Someone "branded" the instance of IE to use different icons. For Windows
XP, you can use its TweakUI power toy to select what icon to use. For
Windows 2000, I think you can used the IEAK to modify IE (although maybe a
reinstall of IE [where you select to reinstall all components rather than
just refresh them] might be easier).

--
 
G

Guest

Thank you. It isn't worth the effort to change it, but I was curious as to the reason for the difference.

----- *Vanguard* wrote: -----

"schmieg" said in
I have a non-critical question that my curiosity is just forcing me
to post. I have five machines, all running IE 6 with the current
updates. One machine runs W2k, the others are all WinXP Pro.
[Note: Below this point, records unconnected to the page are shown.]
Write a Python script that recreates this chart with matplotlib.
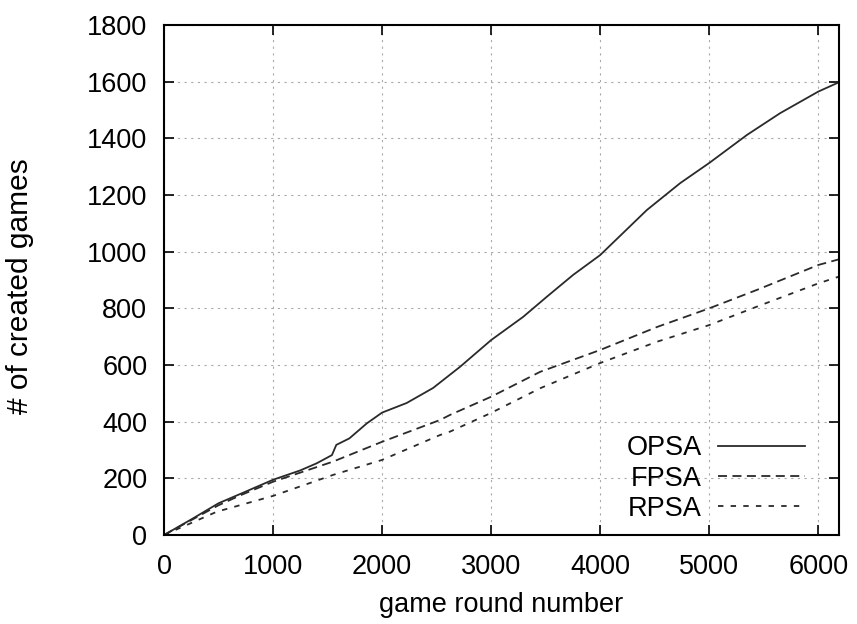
import matplotlib as mpl
mpl.use('Agg')
import matplotlib.pyplot as plt

plt.rcParams['font.family'] = ['Liberation Sans', 'DejaVu Sans']

# curves
opsa_x = [0, 250, 500, 700, 1000, 1250, 1400, 1540, 1580, 1700, 1860, 2000, 2226,
          2468, 2716, 3000, 3294, 3511, 3752, 4000, 4428, 4734, 5000, 5346, 5651, 6000, 6190]
opsa_y = [0, 55, 112, 145, 195, 228, 253, 282, 318, 341, 394, 432, 466,
          519, 594, 688, 770, 841, 918, 988, 1147, 1242, 1313, 1412, 1489, 1565, 1598]

fpsa_x = [0, 500, 700, 1000, 1550, 2000, 2532, 2624, 3000, 3450, 4000, 4520, 5000, 5437, 6000, 6190]
fpsa_y = [0, 105, 140, 188, 259, 329, 406, 424, 488, 576, 653, 734, 800, 865, 953, 973]

rpsa_x = [0, 483, 1000, 1550, 2000, 2532, 2624, 3000, 3450, 4000, 4520, 5000, 5437, 6000, 6190]
rpsa_y = [0, 82, 138, 212, 265, 353, 365, 431, 518, 607, 682, 741, 806, 888, 912]

x_ticks = [0, 1000, 2000, 3000, 4000, 5000, 6000]
y_ticks = [0, 200, 400, 600, 800, 1000, 1200, 1400, 1600, 1800]

fs = 19.5
line_color = "#2a2a2a"

fig = plt.figure(figsize=(8.57, 6.24), dpi=100)
ax = fig.add_axes([164/857, 1-535/624, (839-164)/857, (535-25)/624])

ax.plot(opsa_x, opsa_y, color=line_color, lw=1.3, label="OPSA")
ax.plot(fpsa_x, fpsa_y, color=line_color, lw=1.3, dashes=(5, 3), label="FPSA")
ax.plot(rpsa_x, rpsa_y, color=line_color, lw=1.3, dashes=(3, 4), label="RPSA")

ax.set_xlim(0, 6190)
ax.set_ylim(0, 1800)
ax.set_xticks(x_ticks)
ax.set_yticks(y_ticks)
ax.grid(True, color="#aaaaaa", linestyle=(0, (2, 4)), linewidth=0.8)

ax.tick_params(axis='both', which='major', direction='in', length=7, width=1.2,
               labelsize=fs, top=True, right=True)
ax.tick_params(axis='x', pad=14)
ax.tick_params(axis='y', pad=12)
for s in ax.spines.values():
    s.set_linewidth(1.5)

ax.set_xlabel("game round number", fontsize=fs, labelpad=8)
ax.set_ylabel("# of created games", fontsize=21.5)
ax.yaxis.set_label_coords(-0.1926, 0.488)

leg = ax.legend(loc='lower right', frameon=False, markerfirst=False, fontsize=fs,
                handlelength=3.2, handletextpad=0.6, labelspacing=0.15,
                borderaxespad=0.0, bbox_to_anchor=(0.965, 0.005))

fig.savefig("out.png", dpi=100)
plt.close()
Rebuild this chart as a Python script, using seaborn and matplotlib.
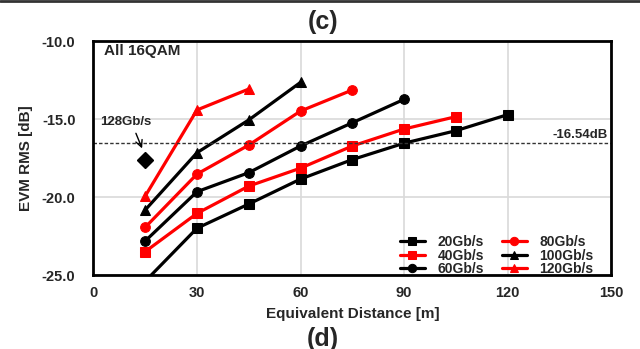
import matplotlib
matplotlib.use("Agg")
import matplotlib.pyplot as plt
import seaborn as sns
import pandas as pd
from matplotlib.lines import Line2D

distance = [15, 30, 45, 60, 75, 90, 105, 120]
evm_20 = [-25.4, -22.0, -20.45, -18.85, -17.6, -16.55, -15.75, -14.72]
evm_40 = [-23.5, -21.05, -19.3, -18.15, -16.73, -15.64, -14.85]
evm_60 = [-22.82, -19.66, -18.44, -16.73, -15.24, -13.74]
evm_80 = [-21.94, -18.53, -16.67, -14.49, -13.14]
evm_100 = [-20.83, -17.16, -15.06, -12.65]
evm_120 = [-19.94, -14.42, -13.08]
evm_128_x = [15]
evm_128 = [-17.63]
threshold = -16.54

labels = ["20Gb/s", "40Gb/s", "60Gb/s", "80Gb/s", "100Gb/s", "120Gb/s"]
series = [evm_20, evm_40, evm_60, evm_80, evm_100, evm_120]
colors = ["#000000", "#ff0000", "#000000", "#ff0000", "#000000", "#ff0000"]
markers = ["s", "s", "o", "o", "^", "^"]

rows = []
for lab, vals in zip(labels, series):
    for d, v in zip(distance, vals):
        rows.append({"Distance": d, "EVM": v, "Rate": lab})
df = pd.DataFrame(rows)

sns.set_theme(style="white")
plt.rcParams["font.family"] = ["Liberation Sans", "DejaVu Sans"]
plt.rcParams["font.weight"] = "bold"

fig = plt.figure(figsize=(6.4, 3.49), dpi=100)
ax = fig.add_axes([0.146, 0.212, 0.809, 0.6705])

for lab, col, mk in zip(labels, colors, markers):
    sub = df[df["Rate"] == lab]
    sns.lineplot(data=sub, x="Distance", y="EVM", ax=ax, color=col, marker=mk,
                 markersize=7, markeredgecolor=col, linewidth=2.3, label=lab,
                 sort=False)

ax.plot(evm_128_x, evm_128, linestyle="none", marker="D", color="black",
        markersize=8)
ax.text(9.3, -15.2, "128Gb/s", ha="center", va="center", fontsize=9.5,
        fontweight="bold")
ax.annotate("", xy=(14.4, -17.05), xytext=(12.0, -15.75),
            arrowprops=dict(arrowstyle="->", color="black", lw=1))

ax.axhline(threshold, color="#333333", linestyle=(0, (2.5, 1.5)), linewidth=1)
ax.text(149, threshold + 0.12, "-16.54dB", ha="right", va="bottom",
        fontsize=9.5, fontweight="bold")
ax.text(3, -10.65, "All 16QAM", ha="left", va="center", fontsize=11,
        fontweight="bold")

ax.set_xlim(0, 150)
ax.set_ylim(-25, -10)
ax.set_xticks([0, 30, 60, 90, 120, 150])
ax.set_yticks([-25, -20, -15, -10])
ax.set_yticklabels([f"{v:.1f}" for v in [-25, -20, -15, -10]])
ax.grid(True, color="#d9d9d9", linewidth=1.2)
ax.tick_params(length=0, labelsize=10.5)
for t in ax.get_xticklabels() + ax.get_yticklabels():
    t.set_fontweight("bold")
ax.tick_params(axis="x", pad=8)
ax.tick_params(axis="y", pad=13)
for s in ax.spines.values():
    s.set_color("black")
    s.set_linewidth(2)
ax.set_xlabel("Equivalent Distance [m]", fontsize=11, fontweight="bold",
              labelpad=5)
ax.set_ylabel("EVM RMS [dB]", fontsize=11, fontweight="bold", labelpad=6)

leg = ax.legend(ncol=2, loc="lower right", bbox_to_anchor=(0.985, -0.045),
                frameon=False, fontsize=10, handlelength=1.8,
                labelspacing=-0.05, columnspacing=1.3, handletextpad=0.9,
                borderpad=0.2)
for t in leg.get_texts():
    t.set_fontweight("bold")
for h in leg.get_lines():
    h.set_markersize(6)

fig.text(0.505, 0.936, "(c)", ha="center", va="center", fontsize=18,
         fontweight="bold")
fig.text(0.505, 0.03, "(d)", ha="center", va="center", fontsize=18,
         fontweight="bold")
fig.add_artist(Line2D([0, 1], [0.997, 0.997], color="#333333", linewidth=2,
                      transform=fig.transFigure))

fig.savefig("out.png", dpi=100)
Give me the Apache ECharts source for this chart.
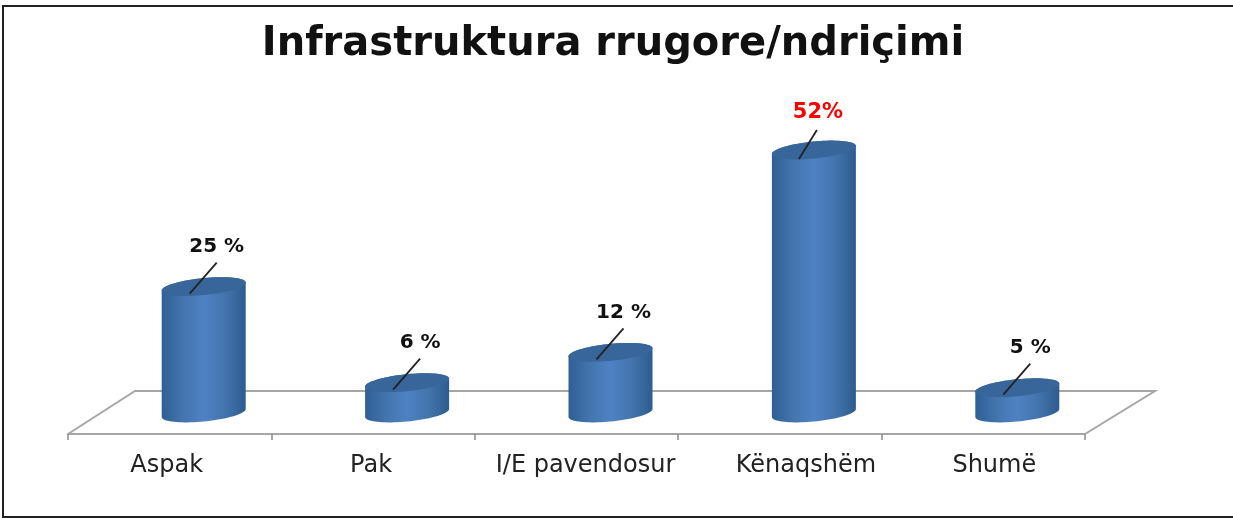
<!DOCTYPE html>
<html>
<head>
    <meta charset='utf-8' />
    <title>Infrastruktura rrugore/ndriçimi</title>
    <script src="https://cdn.jsdelivr.net/npm/echarts@6/dist/echarts.min.js"></script>
    <style>
        html, body { margin: 0; padding: 0; background: #fff; }
    </style>
</head>
<body>
<div id='bar' style='width:1233px;height:518px;'></div>

<script type='text/javascript'>
    var categories = ['Aspak', 'Pak', 'I/E pavendosur', 'Kënaqshëm', 'Shumë'];
    var values = [25, 6, 12, 52, 5];
    var valueLabels = ['25 %', '6 %', '12 %', '52%', '5 %'];
    var redIndex = 3;

    var FONT = '"DejaVu Sans", sans-serif';

    // the source labels are not centred on their bands, px left(-) / right(+)
    var labelNudge = [-3, -2, 9, 26, 11];

    // cylinder outline, sheared a little so the left end sits lower than the right
    function ellipsePoint(cx, cy, t) {
        return [cx + 42 * Math.cos(t), cy + 8.5 * Math.sin(t) - 4 * Math.cos(t)];
    }

    function renderCylinder(params, api) {
        var i = api.value(0);
        var top = api.coord([i, api.value(1)]);
        var base = api.coord([i, 0]);
        var cx = top[0];
        var body = [];
        var cap = [];
        var k;
        for (k = 0; k <= 40; k++) {
            body.push(ellipsePoint(cx, base[1], Math.PI * k / 40));
        }
        for (k = 0; k <= 40; k++) {
            body.push(ellipsePoint(cx, top[1], Math.PI + Math.PI * k / 40));
        }
        for (k = 0; k < 80; k++) {
            cap.push(ellipsePoint(cx, top[1], Math.PI * 2 * k / 80));
        }

        var isRed = i === redIndex;
        var lineEnd = isRed ? [cx + 3, top[1] - 20] : [cx + 13, top[1] - 24];
        var lineStart = isRed ? [cx - 15, top[1] + 9] : [cx - 14, top[1] + 7];
        var labelPos = isRed ? [cx + 4, top[1] - 37] : [cx + 13, top[1] - 40];

        return {
            type: 'group',
            children: [
                {
                    type: 'polygon',
                    shape: { points: body },
                    style: {
                        fill: {
                            type: 'linear', x: 0, y: 0, x2: 1, y2: 0,
                            colorStops: [
                                { offset: 0, color: '#2f5f94' },
                                { offset: 0.25, color: '#4374ad' },
                                { offset: 0.5, color: '#4f82c4' },
                                { offset: 0.75, color: '#4374ad' },
                                { offset: 1, color: '#2e5c90' }
                            ]
                        }
                    }
                },
                {
                    type: 'polygon',
                    shape: { points: cap },
                    style: { fill: '#38659a' }
                },
                {
                    type: 'line',
                    shape: { x1: lineStart[0], y1: lineStart[1], x2: lineEnd[0], y2: lineEnd[1] },
                    style: { stroke: '#222222', lineWidth: 1.8 }
                },
                {
                    type: 'text',
                    style: {
                        x: labelPos[0],
                        y: labelPos[1],
                        text: valueLabels[i],
                        align: 'center',
                        verticalAlign: 'middle',
                        font: 'bold ' + (isRed ? 21 : 20) + 'px ' + FONT,
                        fill: isRed ? '#ff0000' : '#111111'
                    }
                }
            ]
        };
    }

    var option = {
        animation: false,
        backgroundColor: '#ffffff',
        title: {
            text: 'Infrastruktura rrugore/ndriçimi',
            left: 608,
            top: 20,
            textAlign: 'center',
            textStyle: { fontFamily: FONT, fontWeight: 'bold', fontSize: 40, color: '#111111' }
        },
        // floor of the 3D plot plus the outer frame (open on the right)
        graphic: [
            {
                type: 'polyline',
                z: 0,
                shape: { points: [[68, 434], [135, 391], [1155, 391], [1085, 434]] },
                style: { stroke: '#a6a6a6', lineWidth: 2, fill: 'none' }
            },
            {
                type: 'polyline',
                z: 0,
                shape: { points: [[1233, 6], [3, 6], [3, 517], [1233, 517]] },
                style: { stroke: '#222222', lineWidth: 2, fill: 'none' }
            }
        ],
        grid: [
            { left: 68, width: 1017, top: 100, height: 334 },
            { left: 102, width: 1017, top: 150, height: 263 }
        ],
        xAxis: [
            {
                type: 'category',
                gridIndex: 0,
                data: categories.map(function (c, i) {
                    var n = labelNudge[i];
                    return {
                        value: c,
                        textStyle: { padding: n > 0 ? [0, 0, 0, n * 2] : [0, -n * 2, 0, 0] }
                    };
                }),
                axisLine: { lineStyle: { color: '#a6a6a6', width: 2 } },
                axisTick: { show: true, length: 6, alignWithLabel: false, lineStyle: { color: '#8c8c8c', width: 1.5 } },
                axisLabel: { fontFamily: FONT, fontSize: 24, color: '#222222', margin: 20, interval: 0 }
            },
            {
                type: 'category',
                gridIndex: 1,
                data: categories,
                show: false
            }
        ],
        yAxis: [
            { type: 'value', gridIndex: 0, show: false, min: 0, max: 1, splitLine: { show: false } },
            { type: 'value', gridIndex: 1, show: false, min: 0, max: 52, splitLine: { show: false } }
        ],
        series: [
            {
                type: 'custom',
                xAxisIndex: 1,
                yAxisIndex: 1,
                z: 5,
                clip: false,
                renderItem: renderCylinder,
                data: values.map(function (v, i) { return [i, v]; })
            }
        ]
    };

    var myChart = echarts.init(document.getElementById('bar'));
    myChart.setOption(option);
</script>
</body>
</html>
On the
W2k machine and two of the XP ones, the activity indicator in IE
(upper right hand corner) is a rotating glove. On the other two
machines, it is a waving MS flag. My question is why the difference?

Someone "branded" the instance of IE to use different icons. For Windows
XP, you can use its TweakUI power toy to select what icon to use. For
Windows 2000, I think you can used the IEAK to modify IE (although maybe a
reinstall of IE [where you select to reinstall all components rather than
just refresh them] might be easier).